— Data —
════════════════════

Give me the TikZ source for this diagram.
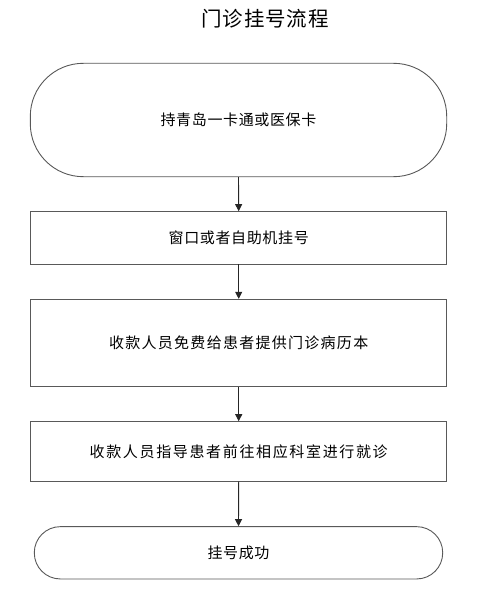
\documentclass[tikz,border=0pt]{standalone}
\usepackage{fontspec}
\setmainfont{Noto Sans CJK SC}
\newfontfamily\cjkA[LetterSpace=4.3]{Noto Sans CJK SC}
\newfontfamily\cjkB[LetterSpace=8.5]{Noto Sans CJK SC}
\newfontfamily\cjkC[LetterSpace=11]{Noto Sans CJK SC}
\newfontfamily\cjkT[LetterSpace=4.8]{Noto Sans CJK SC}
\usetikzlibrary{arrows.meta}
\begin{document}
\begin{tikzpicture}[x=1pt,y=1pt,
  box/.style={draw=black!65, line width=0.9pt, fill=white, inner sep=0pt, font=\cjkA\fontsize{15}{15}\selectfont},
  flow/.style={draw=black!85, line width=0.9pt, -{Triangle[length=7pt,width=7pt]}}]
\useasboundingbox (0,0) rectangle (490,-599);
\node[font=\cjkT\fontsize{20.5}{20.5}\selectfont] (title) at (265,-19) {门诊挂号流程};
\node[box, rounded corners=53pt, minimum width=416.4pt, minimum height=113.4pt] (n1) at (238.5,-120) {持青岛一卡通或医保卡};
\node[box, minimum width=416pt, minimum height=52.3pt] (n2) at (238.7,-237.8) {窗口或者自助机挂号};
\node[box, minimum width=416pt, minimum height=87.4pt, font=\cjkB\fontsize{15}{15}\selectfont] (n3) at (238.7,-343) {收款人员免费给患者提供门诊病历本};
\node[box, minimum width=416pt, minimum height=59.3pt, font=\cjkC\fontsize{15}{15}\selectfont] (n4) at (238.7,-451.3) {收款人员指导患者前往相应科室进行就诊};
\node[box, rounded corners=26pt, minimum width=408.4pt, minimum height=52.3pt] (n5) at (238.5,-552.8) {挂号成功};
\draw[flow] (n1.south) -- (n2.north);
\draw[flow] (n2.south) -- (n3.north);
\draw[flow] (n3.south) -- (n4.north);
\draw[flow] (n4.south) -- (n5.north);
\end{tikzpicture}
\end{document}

════════════════════

— Task brief —
Repeat the data exactly, dropping every picture it holds.

— Output of the exercise —
Give me the TikZ source for this diagram.
\documentclass[tikz,border=0pt]{standalone}
\usepackage{fontspec}
\setmainfont{Noto Sans CJK SC}
\newfontfamily\cjkA[LetterSpace=4.3]{Noto Sans CJK SC}
\newfontfamily\cjkB[LetterSpace=8.5]{Noto Sans CJK SC}
\newfontfamily\cjkC[LetterSpace=11]{Noto Sans CJK SC}
\newfontfamily\cjkT[LetterSpace=4.8]{Noto Sans CJK SC}
\usetikzlibrary{arrows.meta}
\begin{document}
\begin{tikzpicture}[x=1pt,y=1pt,
  box/.style={draw=black!65, line width=0.9pt, fill=white, inner sep=0pt, font=\cjkA\fontsize{15}{15}\selectfont},
  flow/.style={draw=black!85, line width=0.9pt, -{Triangle[length=7pt,width=7pt]}}]
\useasboundingbox (0,0) rectangle (490,-599);
\node[font=\cjkT\fontsize{20.5}{20.5}\selectfont] (title) at (265,-19) {门诊挂号流程};
\node[box, rounded corners=53pt, minimum width=416.4pt, minimum height=113.4pt] (n1) at (238.5,-120) {持青岛一卡通或医保卡};
\node[box, minimum width=416pt, minimum height=52.3pt] (n2) at (238.7,-237.8) {窗口或者自助机挂号};
\node[box, minimum width=416pt, minimum height=87.4pt, font=\cjkB\fontsize{15}{15}\selectfont] (n3) at (238.7,-343) {收款人员免费给患者提供门诊病历本};
\node[box, minimum width=416pt, minimum height=59.3pt, font=\cjkC\fontsize{15}{15}\selectfont] (n4) at (238.7,-451.3) {收款人员指导患者前往相应科室进行就诊};
\node[box, rounded corners=26pt, minimum width=408.4pt, minimum height=52.3pt] (n5) at (238.5,-552.8) {挂号成功};
\draw[flow] (n1.south) -- (n2.north);
\draw[flow] (n2.south) -- (n3.north);
\draw[flow] (n3.south) -- (n4.north);
\draw[flow] (n4.south) -- (n5.north);
\end{tikzpicture}
\end{document}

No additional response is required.